As Wikipedia says, "This machine attains the limits on the amount of time and space that a halting Turing machine of the same class can consume." (This is terribly worded, so I'm going to go edit it now...)
My attempt at explaining it (I'm not sure I've understood it completely, though): Busy Beavers are Turing machines that eventually reach a halting state. The goal is to find the busy beaver, for a given number of states, that takes the longest to do so. This turns out to be a tricky problem for states >= 5. That is, there are solutions to n=5,..., but no one has formally proved that there isn't a busy beaver that will take longer to halt.
The idea is to figure out how many cycles it takes before a 'beaver' halts, if at all (it is a given they should, but after how many cycles is an open problem for more than the smallest numbers of states).
They have extremely simple rules, yet take a very long time before they finally do come to a halt.
It's an interesting little problem, if such tremendously simple state machines can exhibit such complex behavior it gives you some indication of how hard it would be to answer those questions for more complicated state machines.
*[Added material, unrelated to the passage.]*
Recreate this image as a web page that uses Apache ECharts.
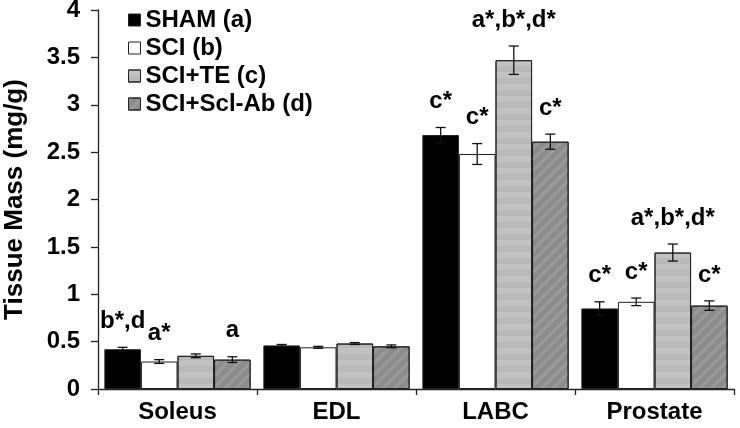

There is no possible consistent axiom system understandable by humans in which it is possible to prove a specific number to be an upper bound for BB(1000000)!
Here is why. Suppose you have an axiom system. We can write a Turing machine that searches for proofs and disproofs of the consistency of this axiom system. If the axiom system is consistent the program will run forever. But if it is proven that BB(size of machine) has an upper limit then the program will eventually prove that the limit exists, and it has run past it, and therefore it will never halt, and therefore it will never find an inconsistency, and therefore the axiom system is consistent.
For the rest of my claim I claim that an axiom system that can be understood by humans can always be encoded in a Turing machine of size at most a million. I obviously have no proof of that, but it seems extremely likely to me.
For another fun thought, there is a school of mathematical philosophy in which BB(n) is not a well-defined function at all! (Look up the constructivists.)